Allowable Deductions

Bill Clinton probably winces every time he hears that the Whitewater affair has raised "another question." And he probably never believed that he would lay all the questions to rest last week when he released his tax returns for 1977 through 1979. But here's a question he may not have expected to raise: Because the returns go some way to support the White House version of events on Whitewater, why didn't he simply release them sooner?

During the 1990 Arkansas governor's race, the Clintons made public their tax records dating back to 1980. They drew the line there, which meant that the first two years of the Whitewater investment, which they began in 1978, were out of bounds. That kind of defensive perimeter is just the thing to get reporters sniffing. Earlier this year James McDougal, the Clintons' former partner in Whitewater, made matters worse when he began suggesting that the First Couple had never invested more than $13,500 of their own money. That sounded suspiciously like Whitewater was a sweetheart deal in which McDougal, who later headed a buccaneering S&L, made most of the payments in return for . . . just what, exactly? White House aides insisted that the Clintons had invested enough to claim $22,000 in Whitewater-related interest deductions on their 1978 and 1979 tax returns. But when reporters asked time and again to see the returns, which were handed over to the special counsel, they were told to wait until he had issued his report.

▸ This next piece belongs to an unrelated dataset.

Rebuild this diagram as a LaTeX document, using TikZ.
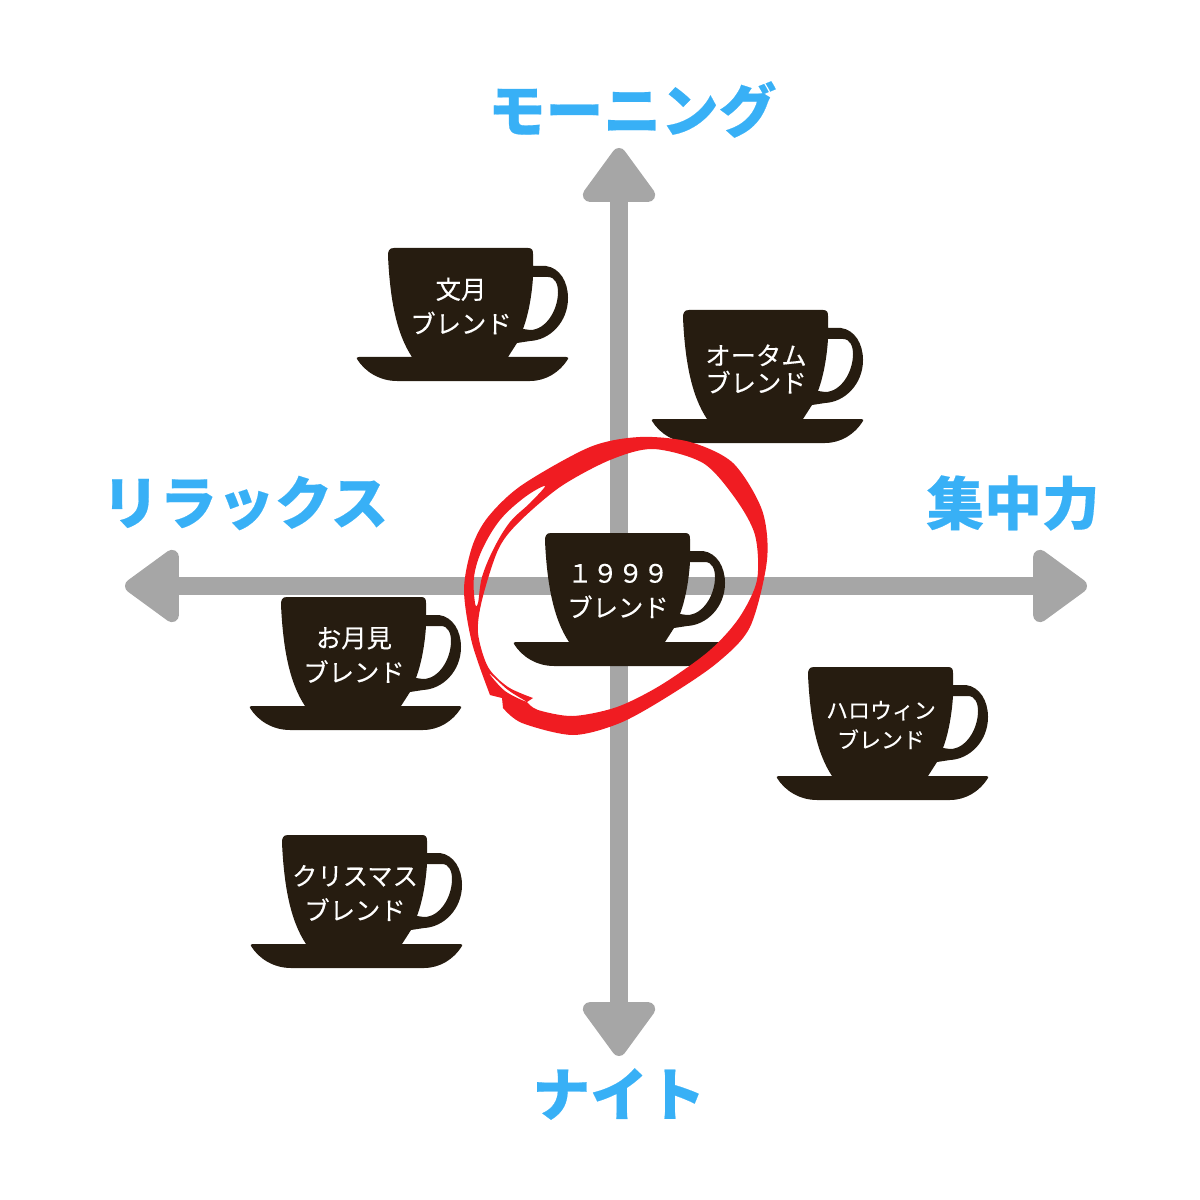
\documentclass[tikz,border=0pt]{standalone}
\usepackage{fontspec}
\usetikzlibrary{arrows.meta,positioning}
\newfontfamily\jpfont[BoldFeatures={FakeBold=0.3}]{Noto Sans CJK JP}
\newfontfamily\cupfont[FakeBold=0.2]{Noto Sans CJK JP}
\definecolor{cupbrown}{HTML}{261C10}
\definecolor{axisgray}{HTML}{A6A6A6}
\definecolor{labelblue}{HTML}{38B0F6}
\definecolor{ringred}{HTML}{F01C22}
\tikzset{
  axisline/.style={draw=axisgray,line width=0.44cm,
    {Triangle[length=1.48cm,width=2.05cm,round,line width=0.35cm,fill=axisgray,color=axisgray]}-{Triangle[length=1.48cm,width=2.05cm,round,line width=0.35cm,fill=axisgray,color=axisgray]}},
  axislabel/.style={text=labelblue,inner sep=0pt,font=\jpfont\bfseries\fontsize{41}{48}\selectfont},
  cuplabel/.style={text=white,inner sep=0pt,align=center,font=\cupfont\fontsize{18}{24.5}\selectfont},
  smallcuplabel/.style={cuplabel,font=\cupfont\fontsize{15.6}{21}\selectfont},
  coffeecup/.pic={
    \fill[cupbrown,even odd rule]
      (0,8) .. controls (0,3) and (1,0) .. (6,0) -- (140,0)
      .. controls (144,0) and (145,2) .. (145,6) -- (145,18) -- (158,18)
      .. controls (172,20) and (180,34) .. (180,50)
      .. controls (180,74) and (162,92) .. (142,93) -- (129,95) -- (120,109) -- (178,109)
      .. controls (180,109) and (181,110) .. (180,111)
      .. controls (172,124) and (158,133) .. (142,133) -- (9,133)
      .. controls (-8,133) and (-23,124) .. (-31,111)
      .. controls (-32,110) and (-31,109) .. (-29,109) -- (24,109)
      .. controls (8,85) and (2,50) .. (0,8) -- cycle
      (145,29) -- (160,29) .. controls (167,29) and (170,36) .. (170,44)
      .. controls (170,62) and (158,82) .. (142,82) -- (135,81)
      .. controls (141,65) and (144,45) .. (145,29) -- cycle;
  }
}
\begin{document}
\begin{tikzpicture}[x=0.025cm,y=-0.025cm]
  \useasboundingbox (0,0) rectangle (1200,1200);

  % axes
  \coordinate (axleft) at (125,586);
  \coordinate (axright) at (1087,586);
  \coordinate (axtop) at (619,148);
  \coordinate (axbot) at (619,1056);
  \draw[axisline] (axleft) -- (axright);
  \draw[axisline] (axtop) -- (axbot);

  \node[axislabel, above = 0.25cm of axtop, xshift=0.33cm] (morning) {モーニング};
  \node[axislabel, below = 0.3cm of axbot] (night) {ナイト};
  \node[axislabel] (relax) at (245,503) {リラックス};
  \node[axislabel] (focus) at (1013,503) {集中力};

  % cups
  \pic at (388,248) {coffeecup};
  \pic at (683,310) {coffeecup};
  \pic at (545,533) {coffeecup};
  \pic at (281,597) {coffeecup};
  \pic at (808,667) {coffeecup};
  \pic at (282,835) {coffeecup};

  \node[cuplabel] (fumi) at (461,306) {文月\\ブレンド};
  \node[cuplabel] (autumn) at (756,369) {オータム\\[-5pt]ブレンド};
  \node[cuplabel] (blend1999) at (618,591) {１９９９\\ブレンド};
  \node[cuplabel] (moon) at (354,655) {お月見\\ブレンド};
  \node[smallcuplabel] (halloween) at (881,725) {ハロウィン\\ブレンド};
  \node[cuplabel] (xmas) at (355,893) {クリスマス\\ブレンド};

  % red ring: outer edge, inner edge with its tail, then the two gaps
  \fill[ringred,even odd rule]
    plot[smooth] coordinates {(503,708) (522,723) (573,735) (620,723) (667,697) (717,663) (750,627) (767,560) (762,510) (733,463) (690,442) (640,437) (590,447) (522,485) (488,517) (472,547) (464,590) (472,643) (490,695)} -- (502,698) -- cycle
    plot[smooth] coordinates {(533,698) (508,687) (488,667) (478,633) (482,600) (498,550) (518,523) (560,487) (610,460) (653,449) (703,463) (735,498) (755,535) (757,580) (739,618) (709,651) (661,685) (617,707) (573,716) (538,710) (527,702)} -- cycle
    plot[smooth cycle,tension=0.6] coordinates {(545,486) (525,497) (500,520) (482,550) (474,577) (475,603) (478,603) (482,577) (494,548) (510,522) (530,503)}
    plot[smooth cycle,tension=0.6] coordinates {(489,673) (505,691) (527,702) (508,690)};
\end{tikzpicture}
\end{document}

When the returns were finally released last week, they did indeed show a total of about $22,000 for 1978 and 1979 in Whitewater-related interest deductions on two loans. Those included $10,131 that the Clintons say they paid in 1978 to Great Southern Land Co., a company mostly owned by McDougal that he now says handled payments to the Whitewater lending institutions at that time. In the following year, the returns show the Clintons paying $11,749 directly to "banks and loan companies," as well as $238 to McDougal. A new accounting of the Clintons' Whitewater investment released Friday shows payments totaling $46,636 -- the latest figure that the President gives as the sum he and his wife lost on Whitewater. (Of the $46,636 the Clintons say they lost, $41,000 was deducted and thus yielded tax benefits offsetting their out- of-pocket Whitewater investment.)

Clinton's recollection of the $46,636 figure has been rather fluid. At his press conference last week, the President admitted to something like a recovered memory when he announced that he and his wife had not lost $68,900 on Whitewater, the figure they have claimed since 1992. While reading the manuscript of his late mother's forthcoming autobiography, Clinton said, he remembered taking out a loan to help her buy property and a cabin in Arkansas. When questions about Whitewater first arose during the 1992 campaign, Denver attorney James Lyons, who was hired by the Clinton campaign to examine and report on the deal, had included that loan as one related to Whitewater. It became part of the figure that he calculated was their loss on the deal. But even if the $20,700 payment was not related to Whitewater, it would still be legal for Clinton to claim it on his taxes, presuming that it was, as he asserts, a legitimate loan-interest payment.